260 A.3d 81
Pa.2021Background
- Settlor created a testamentary trust (1950 will) funding fixed annuities for family members and scholarships at the University of Pennsylvania; three annuitants remain, including Appellant who receives $2,400/year for life.
- Trustee Land Title (and successors, now PNC) administered the trust; trust corpus grew to roughly $72.3 million by 2017.
- Settlor’s May 1951 letter entitled the trustee to a 5% commission of gross income; a 1969 University letter increased that to 7% without clear beneficiary/orphans’‑court approval.
- PNC filed a Fourth Account (covering 1983–2017) and petitioned to: (a) divide the trust into an annuitant trust ($5M) and a charitable trust (tax benefits), and (b) approve retroactive and future fee changes (including a one‑time ~1% retroactive charge and adoption of PNC’s institutional fee schedule).
- Appellant objected alleging mismanagement, self‑dealing, excessive past fees (~$2.3M), improper retroactive fee increases (~$730k), and sought appointment of a successor co‑trustee. Orphans’ Court found she had standing on many points; the Superior Court reversed in part (holding lack of standing for most objections due to small size of her annuity) but allowed standing to contest the proposed division. The Supreme Court granted review.
Issues
| Issue | Plaintiff's Argument | Defendant's Argument | Held |
|---|---|---|---|
| Whether a vested income beneficiary with a small fixed annuity has standing to challenge alleged trustee breaches (self‑dealing, mismanagement) | Reed: As a vested income beneficiary she has an equitable interest in the entire trust res and is "affected" by breaches; standing exists even without proof of monetary loss. | PNC: Reed’s $2,400 annuity is negligible relative to the corpus; any harm is speculative, so she lacks the substantial, direct, immediate interest required for standing. | Supreme Court: Beneficiaries holding an equitable interest in the trust res are "affected" by trustee breaches and have standing to seek equitable relief; no separate monetary‑harm threshold required. |
| Whether Reed may challenge retroactive and proposed trustee compensation increases | Reed: Fee increases transfer corpus/income out of the trust and therefore directly implicate beneficiaries’ equitable interests; UTA requires court approval or unanimous beneficiary settlement for increases. | PNC: Fee changes will not affect Reed’s fixed annuity and thus are not cognizable by her. | Supreme Court: Reed has standing to challenge both past fees and proposed future compensation changes; trustee compensation changes that withdraw trust funds are challengeable by affected beneficiaries. |
| Whether Reed can challenge division of the trust into two trusts | Reed: Division would change priority between annuitants and the charitable remainder and could impair her rights. | PNC/others: Funding the annuitant trust (e.g., $5M) would secure her annuity; no injury and thus no standing. | Not decided by the Supreme Court on the merits (that portion of the Superior Court ruling was not before the Court because PNC did not cross‑petition); the Superior Court had allowed Reed standing to contest the division. |
| Whether Reed may seek appointment of a successor co‑trustee as part of these objections | Reed: Appointment of a co‑trustee is necessary remedial relief to protect beneficiaries from trustee misconduct. | PNC: The request is remedial and not a separate breach; standing and scope issues apply. | Supreme Court declined to address appointment request here because it constituted a remedial claim outside the narrow issue granted on appeal. |
Key Cases Cited
- Noonan’s Estate, 361 Pa. 26, 63 A.2d 80 (Pa. 1949) (fiduciary duty and prohibition on self‑dealing).

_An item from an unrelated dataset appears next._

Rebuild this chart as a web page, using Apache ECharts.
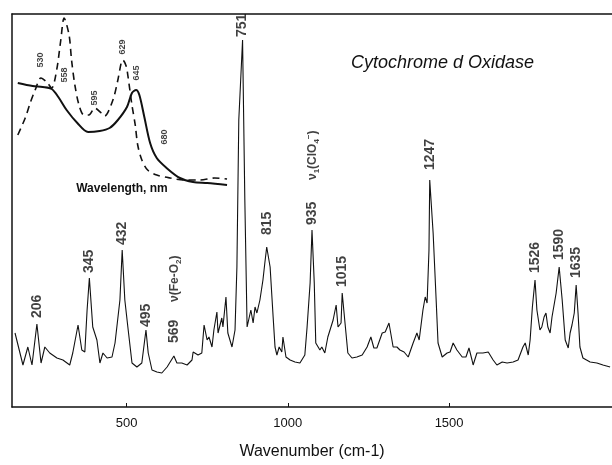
<!DOCTYPE html>
<html>
<head>
<meta charset="utf-8">
<script src="https://cdn.jsdelivr.net/npm/echarts@6/dist/echarts.min.js"></script>
<style>html,body{margin:0;padding:0;background:#fff}#chart{width:612px;height:465px}</style>
</head>
<body>
<div id="chart"></div>
<script>
// Raman spectrum, [wavenumber, intensity]
const ramanSpectrum = [[148,74],[169,42],[182,60],[193,42],[206,83],[217,44],[227,60],[240,54],[259,49],[275,47],[293,42],[301,54],[315,82],[325,57],[333,55],[339,97],[345,129],[354,80],[365,67],[373,44],[381,54],[392,49],[405,50],[413,64],[426,107],[432,157],[439,107],[447,80],[458,44],[471,40],[484,44],[495,77],[501,54],[511,37],[524,35],[537,34],[551,40],[569,51],[577,44],[590,44],[604,42],[617,47],[620,55],[633,52],[643,54],[649,82],[657,67],[662,70],[670,60],[675,77],[683,95],[686,74],[696,89],[699,80],[707,110],[712,74],[723,60],[731,77],[736,140],[741,287],[751,367],[757,207],[763,80],[765,79],[773,97],[779,84],[784,100],[789,94],[797,107],[805,127],[810,144],[815,160],[824,140],[832,90],[837,60],[842,52],[848,60],[855,55],[858,70],[866,50],[877,47],[890,45],[903,44],[916,52],[922,80],[930,124],[935,177],[941,124],[945,64],[956,57],[961,60],[969,54],[977,70],[991,87],[999,102],[1004,80],[1012,84],[1015,114],[1025,74],[1030,54],[1041,49],[1054,50],[1068,52],[1081,60],[1091,70],[1099,59],[1107,59],[1121,74],[1129,75],[1139,84],[1150,60],[1160,60],[1168,57],[1179,55],[1190,50],[1203,64],[1213,74],[1219,67],[1229,97],[1235,110],[1240,104],[1245,157],[1247,227],[1256,174],[1264,107],[1269,64],[1280,50],[1293,54],[1301,55],[1309,64],[1319,57],[1333,50],[1343,50],[1351,59],[1359,47],[1362,42],[1372,54],[1388,54],[1402,55],[1415,47],[1425,42],[1439,45],[1452,44],[1468,45],[1481,47],[1494,60],[1500,64],[1508,52],[1513,67],[1519,100],[1526,127],[1531,97],[1539,77],[1544,80],[1550,90],[1555,94],[1560,80],[1566,74],[1571,90],[1576,92],[1582,114],[1590,140],[1598,107],[1606,67],[1614,59],[1619,74],[1624,82],[1630,94],[1635,122],[1640,94],[1645,60],[1653,49],[1672,45],[1690,44],[1706,42],[1725,40]];

// peak labels: wavenumber and intensity where the label starts
const peakWn = [206, 345, 432, 495, 569, 751, 815, 935, 1015, 1247, 1526, 1590, 1635];
const peakLabelBase = [89, 134, 162, 80, 64, 370, 172, 182, 120, 237, 134, 147, 129];

// band assignments
const noteWn = [572, 938];
const noteBase = [105, 227];
const noteText = ['{n|ν}{t|(Fe-O}{s|2}{t|)}', '{n|ν}{s|1}{t|(ClO}{s|4}{p|−}{t|)}'];

// inset absorption spectra, [wavelength nm, absorbance]
const absSolid = [[502,107],[520,104],[532,103],[543,101],[551,93],[561,80],[574,67],[587,58],[601,59],[613,62],[623,70],[634,83],[640,97],[645,100],[649,95],[655,73],[662,47],[670,32],[682,22],[698,12],[714,8],[731,7],[755,5]];
const absDashed = [[502,55],[511,72],[517,87],[523,100],[530,112],[537,108],[543,102],[549,120],[554,150],[558,172],[564,155],[567,130],[571,105],[576,85],[582,75],[588,75],[595,82],[603,77],[607,74],[617,90],[623,110],[627,127],[629,130],[633,124],[635,115],[640,85],[644,65],[647,45],[652,30],[659,20],[670,15],[686,12],[704,10],[722,10],[740,12],[755,11]];
const insetLabelNm = [530, 558, 595, 629, 645, 680];
const insetLabelAbs = [130, 115, 92, 143, 117, 53];

const tickValues = [500, 1000, 1500];

const chart = echarts.init(document.getElementById('chart'));
const ink = '#111';
const font = 'Liberation Sans, Arial, sans-serif';
const frame = {show: true, lineStyle: {color: ink, width: 1.5}};

chart.setOption({
  animation: false,
  title: {
    text: 'Cytochrome d Oxidase',
    left: 346, top: 49,
    textStyle: {fontFamily: font, fontStyle: 'italic', fontWeight: 'normal', fontSize: 18, color: ink}
  },
  grid: [
    {left: 12, top: 14, right: 0, bottom: 58},
    {left: 12, top: 14, width: 220, height: 176}
  ],
  xAxis: [
    {
      gridIndex: 0, type: 'value', min: 145, max: 2005, position: 'bottom',
      axisLine: frame, splitLine: {show: false},
      axisTick: {inside: true, length: 4, customValues: tickValues, lineStyle: {color: ink}},
      axisLabel: {customValues: tickValues, formatter: v => String(v), margin: 10, fontSize: 13, fontFamily: font, color: ink},
      name: 'Wavenumber (cm-1)', nameLocation: 'middle', nameGap: 37,
      nameTextStyle: {fontFamily: font, fontSize: 16, color: ink}
    },
    {
      // data axis for the spectrum; only its line is drawn, as the top frame
      gridIndex: 0, type: 'value', min: 140, max: 1730, position: 'top',
      axisLine: frame, axisTick: {show: false}, axisLabel: {show: false}, splitLine: {show: false}
    },
    {
      gridIndex: 1, type: 'value', min: 495, max: 761,
      axisLine: {show: false}, axisTick: {show: false}, axisLabel: {show: false}, splitLine: {show: false},
      name: 'Wavelength, nm', nameLocation: 'middle', nameGap: -1,
      nameTextStyle: {fontFamily: font, fontSize: 12, fontWeight: 'bold', color: ink, verticalAlign: 'middle'}
    }
  ],
  yAxis: [
    {
      gridIndex: 0, type: 'value', min: 0, max: 393,
      axisLine: frame, axisTick: {show: false}, axisLabel: {show: false}, splitLine: {show: false}
    },
    {gridIndex: 1, type: 'value', min: 0, max: 176, show: false}
  ],
  series: [
    {
      type: 'line', xAxisIndex: 1, yAxisIndex: 0, data: ramanSpectrum,
      showSymbol: false, lineStyle: {color: ink, width: 1.1}
    },
    {
      type: 'scatter', xAxisIndex: 1, yAxisIndex: 0, symbolSize: 0,
      data: peakWn.map((w, i) => [w, peakLabelBase[i]]),
      label: {
        show: true, position: [0, 0], rotate: 90, align: 'left', verticalAlign: 'middle',
        formatter: p => String(p.value[0]),
        fontFamily: font, fontSize: 14, fontWeight: 'bold', color: ink
      }
    },
    {
      type: 'scatter', xAxisIndex: 1, yAxisIndex: 0, symbolSize: 0,
      data: noteWn.map((w, i) => ({value: [w, noteBase[i]], label: {formatter: noteText[i]}})),
      label: {
        show: true, position: [0, 0], rotate: 90, align: 'left', verticalAlign: 'middle',
        rich: {
          n: {fontFamily: font, fontSize: 12, fontWeight: 'bold', color: ink, lineHeight: 16},
          t: {fontFamily: font, fontSize: 12, fontWeight: 'bold', color: ink, lineHeight: 16},
          s: {fontFamily: font, fontSize: 8, fontWeight: 'bold', color: ink, lineHeight: 16, verticalAlign: 'bottom'},
          p: {fontFamily: font, fontSize: 8, fontWeight: 'bold', color: ink, lineHeight: 16, verticalAlign: 'top'}
        }
      }
    },
    {
      type: 'line', xAxisIndex: 2, yAxisIndex: 1, data: absSolid, smooth: 0.3,
      showSymbol: false, lineStyle: {color: ink, width: 2}
    },
    {
      type: 'line', xAxisIndex: 2, yAxisIndex: 1, data: absDashed, smooth: 0.3,
      showSymbol: false, lineStyle: {color: ink, width: 1.6, type: [7, 5]}
    },
    {
      type: 'scatter', xAxisIndex: 2, yAxisIndex: 1, symbolSize: 0,
      data: insetLabelNm.map((w, i) => [w, insetLabelAbs[i]]),
      label: {
        show: true, position: [0, 0], rotate: 90, align: 'center', verticalAlign: 'middle',
        formatter: p => String(p.value[0]),
        fontFamily: font, fontSize: 9, fontWeight: 'bold', color: ink
      }
    }
  ]
});
</script>
</body>
</html>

- Jones v. Jones, 344 Pa. 310, 25 A.2d 327 (Pa. 1942) (beneficiary has equitable ownership and in rem rights in the trust res).
- Wm. Penn Parking Garage v. City of Pittsburgh, 464 Pa. 168, 346 A.2d 269 (Pa. 1975) (core standing principle: litigant must be adversely affected).
- In re Milton Hershey Sch., 590 Pa. 35, 911 A.2d 1258 (Pa. 2006) (standing prerequisites: substantial, direct, immediate interest).
- Hosp. & Healthsystem Ass’n of Pa. v. Commonwealth, 621 Pa. 260, 77 A.3d 587 (Pa. 2013) (harm must not be remote or speculative).
- In re Pruner’s Estate, 390 Pa. 529, 136 A.2d 107 (Pa. 1957) (Attorney General’s parens patriae role overseeing charitable trusts).
- In re Francis Edward McGillick Found., 537 Pa. 194, 642 A.2d 467 (Pa. 1994) (special‑interest standing in charitable‑trust administration).
- In re Paxson Trust I, 893 A.2d 99 (Pa. Super. 2006) (self‑dealing establishes liability and can support a surcharge even without proof of actual loss).